The answer is timeless: hosting the World Cup has always been a political act. When Uruguay staged the first tournament in 1930, Juan Campisteguy’s government underwrote the costs of travelling teams because it believed the tournament would promote the country’s centenary of independence. The gamble paid off; Uruguay went on to beat Argentina 4-2 in the final.
This was nothing compared to what happened in Italy four years later. Mussolini was well-aware of the propagandistic potential of sport, often being photographed riding a horse or skiing. In 1933, when he met Engelbert Dollfuss at the beach resort of Riccione, he donned a pair of swimming trunks while the diminutive Austrian Chancellor wore a sober suit. “When you compete abroad,” Mussolini told Italian athletes, “the honour and sporting principle of the nation is entrusted to your muscles and above all your spirit.”

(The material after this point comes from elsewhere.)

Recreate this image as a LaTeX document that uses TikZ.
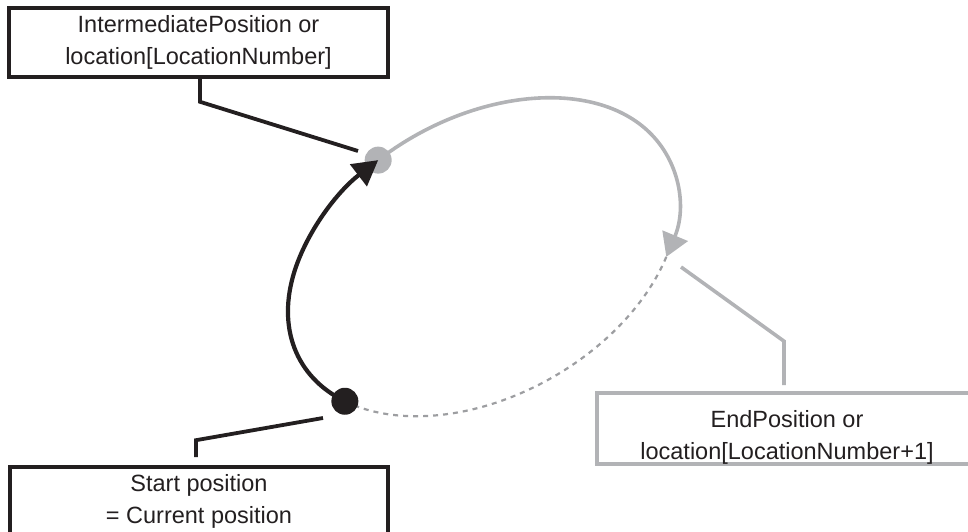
\documentclass[tikz,border=0pt]{standalone}
\usepackage{fontspec}
\setmainfont{Liberation Sans}
\usetikzlibrary{arrows.meta}
\definecolor{ink}{HTML}{231F20}
\definecolor{lgray}{HTML}{B2B3B6}
\definecolor{dgray}{HTML}{9D9EA1}
\begin{document}
\begin{tikzpicture}[x=1pt,y=1pt,
  boxstyle/.style={line width=3.6pt, minimum width=379pt, minimum height=69pt,
    inner sep=0pt, align=center, text=ink, font=\fontsize{23.5}{32}\selectfont},
  blackbox/.style={boxstyle, draw=ink},
  graybox/.style={boxstyle, draw=lgray},
  blackline/.style={draw=ink, line width=3.8pt},
  grayline/.style={draw=lgray, line width=3.6pt},
  dashline/.style={draw=dgray, line width=2.2pt, dash pattern=on 5pt off 5pt},
  dotstyle/.style={circle, inner sep=0pt, minimum size=27pt}
]
\useasboundingbox (0,0) rectangle (968,532);
\clip (0,0) rectangle (968,532);

% boxes
\node[blackbox] (TB) at (198.5,489.5) {IntermediatePosition or\\location[LocationNumber]};
\node[blackbox, minimum width=378pt] (SB) at (199,30.5) {Start position\\= Current position};
\node[graybox, minimum width=380pt, minimum height=71pt] (EB) at (787,103.5)
  {\rule{0pt}{34pt}EndPosition or\\location[LocationNumber+1]};

% connector end points
\coordinate (tc) at (358,381);
\coordinate (sc) at (323,114);
\coordinate (ec) at (681,265);

% trajectory (tilted ellipse)
\begin{scope}[shift={(483,275)}, rotate=29.6]
  \coordinate (pS) at (204.3:210pt and 139pt);
  \coordinate (pI) at (101.9:210pt and 139pt);
  \coordinate (pE) at (-40.6:210pt and 139pt);
  \draw[dashline] (pE) arc[start angle=-40.6, end angle=-155.7, x radius=210pt, y radius=139pt];
  \draw[grayline, -{Triangle[length=23pt,width=27pt]}] (pI)
    arc[start angle=101.9, end angle=-40.6, x radius=210pt, y radius=139pt];
  \node[dotstyle, fill=lgray] (I) at (pI) {};
  \draw[draw=ink, line width=4.2pt, -{Triangle[length=25pt,width=27pt]}] (pS)
    arc[start angle=204.3, end angle=101.9, x radius=210pt, y radius=139pt];
  \node[dotstyle, fill=ink] (S) at (pS) {};
\end{scope}

% connectors
\draw[blackline] ([xshift=1.5pt]TB.south) -- ++(0,-23) -- (tc);
\draw[blackline] ([xshift=-3pt,yshift=8pt]SB.north) -- ++(0,17) -- (sc);
\draw[grayline] ([xshift=-3pt,yshift=6pt]EB.north) -- ++(0,44) -- (ec);
\end{tikzpicture}
\end{document}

No doubt the Antwerp Olympics of 1920 were at the back of his mind, when the Italian athletes who turned up were a dishevelled bunch who sang the “Red Flag”. Twelve years later, they arrived in Los Angeles dressed in matching black shirts and singing “Giovinezza”, the hymn of the Italian Fascist Party. They went on to finish second in the medals table. Victories abroad, as Il Littorale noted as early as 1928, “were clear signs of racial superiority that are destined to reflect in many fields outside of sport”.
Whether Italy’s football coach throughout the Thirties, Vittorio Pozzo, was a Fascist remains contested, but he certainly benefited from the regime’s focus on muscular leadership. “The norms that govern the game,” he said, “impose the principles of authority, without which order cannot exist.” His side at the 1934 World Cup was brisk and physical and found referees benevolent. As the journalist Gianni Brera observed in his great history of Italian football, Louis Baert, the Belgian who oversaw the quarter-final against Spain, “behaved as if he were well-aware where the game was taking place”, while there were numerous rumours about meetings between Mussolini and the Swedish referee Ivan Eklind, who unusually refereed both Italy’s semi-final and the final.
Not that anybody in Italy much cared about the controversies, as Simon Martin’s Football and Fascism makes clear. In La Gazzetta della Sport, Bruno Roghi wrote of the national team as “little, gallant soldiers who fight for an idea that is greater than them”, while the Florentine Fascist weekly Il Bargello described the World Cup win as “the affirmation of an entire people, an indication of its virile and moral strength”.